The duo has already collected genetic material from various snakes in southeastern Wisconsin using a small grant from Brookfield Zoo, according to Burghardt, who grew up catching the snakes in the Bay View neighborhood on Milwaukee’s south side.
Burghardt said about $25,000 is needed to complete the research,.
“The existence of a Thamnophis Butleri hybrid with a Thamnophis Radix – the plains garter snake – is one of the things we are exploring,” Burghardt said. “It looks like there is an area going from Racine and Walworth County into southwestern Milwaukee County that has animals that seem to be sort of hybrids. But we still have to confirm this through genetic analysis. We have done the initial work of doing the genetic markers.”
Caspar is confident he has identified snakes properly in the dozen or so snake surveys he has completed on development sites in 2002.
“I have examined more than 1,000 snakes from southeastern Wisconsin,” Caspar said. “I have identified from the morphology what I consider to be the hybrid zone.”
The “hybrid zone” – the range of genetic make-up and characteristics that determine which snake is protected and which is not, according to Caspar, “has been the topic of 100 years of conflicting literature.”
So, could two different scientists have conflicting opinions as to whether the Butler’s garter snake is present on a property?
“Possibly,” Caspar said. “The scientists might interpret the hybrid zone differently.”
Another possibility Caspar and Burghardt will look into with their research is whether the population of the Butler’s garter snake that lives here is a unique subspecies. That would not have the effect some developers might hope for of preventing properties from being affected by threatened species regulation.
“We will also compare Butler’s in Milwaukee with those in a distant parts of its range in Michigan,” Burghardt said. “But it is the ones in the hybrid area that are of immediate concern. We have to see how distinctive the Wisconsin animals are from Butler’s garter snakes in other parts of the range.”

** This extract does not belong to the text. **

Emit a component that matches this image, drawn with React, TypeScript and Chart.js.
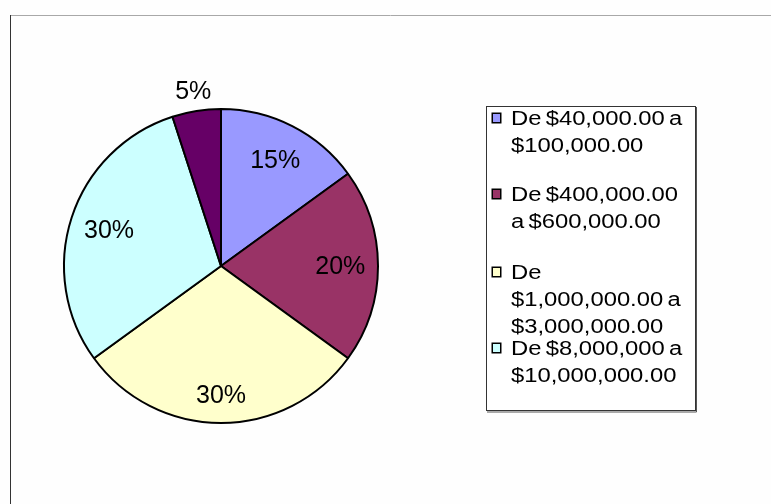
import React, { useEffect, useRef } from "react";
import { Chart, registerables } from "chart.js";

Chart.register(...registerables);

// ---- data ----
const categories = [
  "De $40,000.00 a $100,000.00",
  "De $400,000.00 a $600,000.00",
  "De $1,000,000.00 a $3,000,000.00",
  "De $8,000,000 a $10,000,000.00",
  "",
];
const values = [15, 20, 30, 30, 5];
const colors = ["#9999FF", "#993366", "#FFFFCC", "#CCFFFF", "#660066"];
// legend text exactly as wrapped in the reference (only four entries are visible)
const legendLines = [
  ["De $40,000.00 a", "$100,000.00"],
  ["De $400,000.00", "a $600,000.00"],
  ["De", "$1,000,000.00 a", "$3,000,000.00"],
  ["De $8,000,000 a", "$10,000,000.00"],
];

const FONT = "'Liberation Sans', Arial, sans-serif";

const framePlugin = {
  id: "frame",
  beforeDraw(chart: any) {
    const ctx = chart.ctx;
    ctx.save();
    ctx.fillStyle = "#fefefe";
    ctx.fillRect(0, 0, chart.width, chart.height);
    ctx.lineWidth = 1;
    ctx.strokeStyle = "#a8a8a8";
    ctx.beginPath();
    ctx.moveTo(10, 15.5);
    ctx.lineTo(chart.width, 15.5);
    ctx.stroke();
    ctx.strokeStyle = "#333333";
    ctx.beginPath();
    ctx.moveTo(10.5, 15);
    ctx.lineTo(10.5, chart.height);
    ctx.stroke();
    ctx.restore();
  },
};

const labelFactors = [0.76, 0.76, 0.82, 0.75, 1.13];

const pctLabelPlugin = {
  id: "pctLabels",
  afterDatasetsDraw(chart: any) {
    const ctx = chart.ctx;
    const meta = chart.getDatasetMeta(0);
    const data = chart.data.datasets[0].data as number[];
    const total = data.reduce((a, b) => a + b, 0);
    ctx.save();
    ctx.font = `25px ${FONT}`;
    ctx.fillStyle = "#000";
    ctx.textAlign = "center";
    ctx.textBaseline = "middle";
    meta.data.forEach((arc: any, i: number) => {
      const p = arc.getProps(["x", "y", "startAngle", "endAngle", "outerRadius"], true);
      const mid = (p.startAngle + p.endAngle) / 2;
      const r = p.outerRadius * labelFactors[i];
      const txt = Math.round((data[i] / total) * 100) + "%";
      ctx.fillText(txt, p.x + Math.cos(mid) * r, p.y + Math.sin(mid) * r + 1);
    });
    ctx.restore();
  },
};

const legendPlugin = {
  id: "customLegend",
  afterDraw(chart: any) {
    const ctx = chart.ctx;
    ctx.save();
    // box
    ctx.fillStyle = "#ffffff";
    ctx.fillRect(486, 106, 210, 305);
    ctx.strokeStyle = "#333333";
    ctx.lineWidth = 1;
    ctx.strokeRect(486.5, 106.5, 209, 304);
    ctx.strokeStyle = "#555";
    ctx.beginPath();
    ctx.moveTo(696.5, 107);
    ctx.lineTo(696.5, 412);
    ctx.lineTo(487, 412);
    ctx.stroke();

    const firstBaselines = [125, 201, 279, 355];
    const lineH = 27;
    const sx = 1.19;
    ctx.font = `20px ${FONT}`;
    try {
      (ctx as any).wordSpacing = "-2px";
    } catch (e) {}
    ctx.textAlign = "left";
    ctx.textBaseline = "alphabetic";
    legendLines.forEach((lines, i) => {
      const b0 = firstBaselines[i];
      // swatch
      ctx.fillStyle = colors[i];
      ctx.fillRect(492, b0 - 12, 9, 10);
      ctx.strokeStyle = "#000";
      ctx.lineWidth = 1.5;
      ctx.strokeRect(492.25, b0 - 11.75, 8.5, 9.5);
      ctx.fillStyle = "#000";
      lines.forEach((t, j) => {
        ctx.save();
        ctx.translate(511, b0 + j * lineH);
        ctx.scale(sx, 1);
        ctx.fillText(t, 0, 0);
        ctx.restore();
      });
    });
    ctx.restore();
  },
};

export default function App() {
  const ref = useRef<HTMLCanvasElement | null>(null);
  useEffect(() => {
    document.body.style.margin = "0";
    const canvas = ref.current!;
    const chart = new Chart(canvas, {
      type: "pie",
      data: {
        labels: categories,
        datasets: [
          {
            data: values,
            backgroundColor: colors,
            borderColor: "#000000",
            borderWidth: 2,
          },
        ],
      },
      options: {
        responsive: false,
        animation: false,
        rotation: 0,
        layout: { padding: { left: 63, right: 392, top: 108, bottom: 80 } },
        plugins: {
          legend: { display: false },
          tooltip: { enabled: false },
          title: { display: false },
        },
      },
      plugins: [framePlugin, pctLabelPlugin, legendPlugin],
    });
    return () => chart.destroy();
  }, []);
  return (
    <div style={{ position: "absolute", left: 0, top: 0, width: 771, height: 504, background: "#fefefe" }}>
      <canvas ref={ref} width={771} height={504} style={{ display: "block" }} />
    </div>
  );
}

If there is in fact a genetic difference between the Butler’s garter snake in southeastern Wisconsin and snakes known as Butler’s elsewhere, some real estate developers are of the opinion that perhaps it should not be protected.

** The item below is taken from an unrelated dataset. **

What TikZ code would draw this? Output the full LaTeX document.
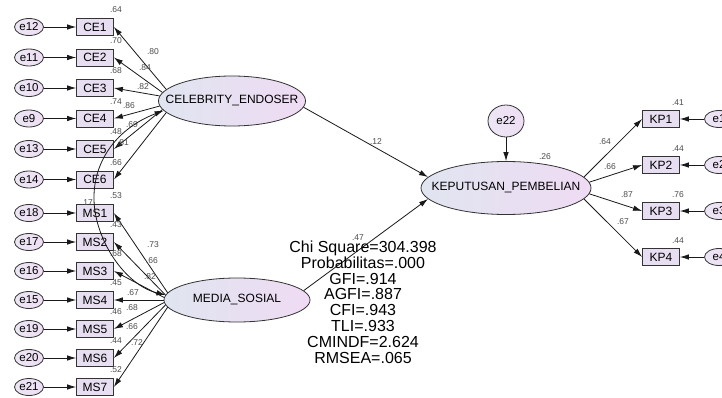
\documentclass[tikz,border=0pt]{standalone}
\usepackage{fontspec}
\setmainfont{Liberation Sans}
\usepackage{xcolor}
\usepackage{tikz}
\usetikzlibrary{arrows.meta, shapes.geometric, positioning}

\definecolor{boxfill}{RGB}{232,222,241}
\definecolor{latleft}{RGB}{224,229,240}
\definecolor{latright}{RGB}{239,219,243}
\definecolor{errleft}{RGB}{236,230,244}
\definecolor{errright}{RGB}{238,222,244}

\begin{document}
\begin{tikzpicture}[x=1pt, y=-1pt, >={Latex[length=9pt,width=5.5pt]}, line width=0.8pt,
    obs/.style={draw=black!80, fill=boxfill, minimum width=37pt, minimum height=17pt,
        inner sep=0pt, font=\fontsize{12}{13}\selectfont},
    err/.style={ellipse, draw=black!80, left color=errleft, right color=errright,
        minimum width=29pt, minimum height=17pt, inner sep=0pt, font=\fontsize{11.5}{12}\selectfont},
    latent/.style={ellipse, draw=black!80, left color=latleft, right color=latright, inner sep=0pt},
    latlabel/.style={font=\fontsize{12}{13}\selectfont},
    coef/.style={font=\fontsize{8.5}{9}\selectfont, text=black!70, inner sep=0pt},
    arr/.style={->, draw=black!90}]
    \useasboundingbox (0,0) rectangle (722,398);
    \fill[white] (0,0) rectangle (722,398);
    \clip (0,0) rectangle (722,398);

    % Variabel laten
    \node[latent, minimum width=147pt, minimum height=50pt,
        label={[latlabel]center:CELEBRITY\_ENDOSER}] (ce) at (232,101) {};
    \node[latent, minimum width=146pt, minimum height=44pt,
        label={[latlabel]center:MEDIA\_SOSIAL}] (ms) at (237,300) {};
    \node[latent, minimum width=170pt, minimum height=53pt,
        label={[latlabel]center:KEPUTUSAN\_PEMBELIAN}] (kp) at (506,188) {};

    % Indikator CE
    \foreach \i/\e/\y/\a/\ld/\rr/\lx/\ly in {1/12/27/170/.80/.64/153/52, 2/11/57.5/173/.84/.70/145/68,
        3/10/88/176/.82/.68/143/87, 4/9/118.5/184/.86/.74/129/106,
        5/13/149/187/.69/.48/132/125, 6/14/179.5/190/.81/.66/123/143} {
        \node[obs] (CE\i) at (95,\y) {CE\i};
        \node[err] (e\e) at (29,\y) {e\e};
        \draw[arr] (e\e) -- (CE\i);
        \draw[arr] (ce.\a) -- (CE\i.east);
        \node[coef] (rce\i) at (116,\y-17) {\rr};
        \node[coef] (lce\i) at (\lx,\ly) {\ld};
    }

    % Indikator MS
    \foreach \i/\e/\y/\a/\ld/\rr/\lx/\ly in {1/18/213/174/.73/.53/153/245, 2/17/242/176/.66/.43/152/261,
        3/16/271/178/.82/.68/150/277, 4/15/300/180/.67/.45/133/293,
        5/19/329/182/.68/.46/132/308, 6/20/358/184/.66/.44/132/327, 7/21/387/186/.72/.52/137/343} {
        \node[obs] (MS\i) at (95,\y) {MS\i};
        \node[err] (e\e) at (29,\y) {e\e};
        \draw[arr] (e\e) -- (MS\i);
        \draw[arr] (ms.\a) -- (MS\i.east);
        \node[coef] (rms\i) at (116,\y-17) {\rr};
        \node[coef] (lms\i) at (\lx,\ly) {\ld};
    }

    % Indikator KP
    \foreach \i/\y/\a/\ld/\rr/\lx/\ly in {1/119/8/.64/.41/605/142, 2/165/4/.66/.44/610/167,
        3/211/356/.87/.76/627/195, 4/257/352/.67/.44/623/222} {
        \node[obs] (KP\i) at (661,\y) {KP\i};
        \node[err] (e\i) at (719,\y) {e\i};
        \draw[arr] (e\i) -- (KP\i);
        \draw[arr] (kp.\a) -- (KP\i.west);
        \node[coef] (rkp\i) at (678,\y-16) {\rr};
        \node[coef] (lkp\i) at (\lx,\ly) {\ld};
    }

    % Error e22 dan jalur struktural
    \node[err, minimum width=36pt, minimum height=32pt] (e22) at (506,121) {e22};
    \draw[arr] (e22) -- (kp);
    \draw[arr] (ce.355) -- (kp.172);
    \draw[arr] (ms.8) -- (kp.188);

    % Kovarians
    \draw[<->, draw=black!90] (ce.188) .. controls (118,128) and (93,160) .. (94,200)
        .. controls (95,240) and (125,285) .. (ms.176);

    \node[coef] (b12) at (376,142) {.12};
    \node[coef] (b47) at (358,238) {.47};
    \node[coef] (r26) at (545,157) {.26};
    \node[coef] (c17) at (87,203) {.17};

    % Indeks kecocokan
    \node[align=center, font=\fontsize{16}{15.8}\selectfont] (fit) at (363,302)
        {Chi Square=304.398\\Probabilitas=.000\\GFI=.914\\AGFI=.887\\CFI=.943\\TLI=.933\\CMINDF=2.624\\RMSEA=.065};
\end{tikzpicture}
\end{document}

“We are looking into these things right now,” Jerry Deschane, director of governmental affairs for the Wisconsin Builders Association, said. “We are consulting with some experts and some legal experts about what is coming down.”
Until genetic research is completed, the snake gurus, including Caspar and Burghardt, use appearance and behavior to determine the identity of reptiles turned up during snake surveys.
Scale count, color, markings on the jaw and neck area and the number of ventral scale rows all play a role.
“We are also looking at behavior,” Burghardt said. “That is one thing we are interested in. These species eat different things than other garter snake species.”
Also, when captured, the Butler’s is more likely to simply thrash around than make any organized attempt to escape.
But how do scale counts and thrashing behavior stand up in court? Not as well as DNA evidence. And that is one reason Deschane indicated his organization might be interested in funding research by Burghardt and Caspar.
“That is one of the possibilities,” Deschane said.
According to Burghardt, DNR Cold-blooded Species Program manager Bob Hay had contacted the Greater Milwaukee Foundation (GMF) to determine whether that organization would have grant money available to research the snakes’ genetic makeup.
“They said they were more involved in habitat protection,” Burghardt said. “We tried to get across that the two were related.”
“We have several priorities,” Moore said. “One is promoting conservation, protecting wildlife and endangered species. In those areas, we would have to see what the proposal is and how it steps up to the competition. Whether or not we could encourage a full proposal depends on how competitive the application is.”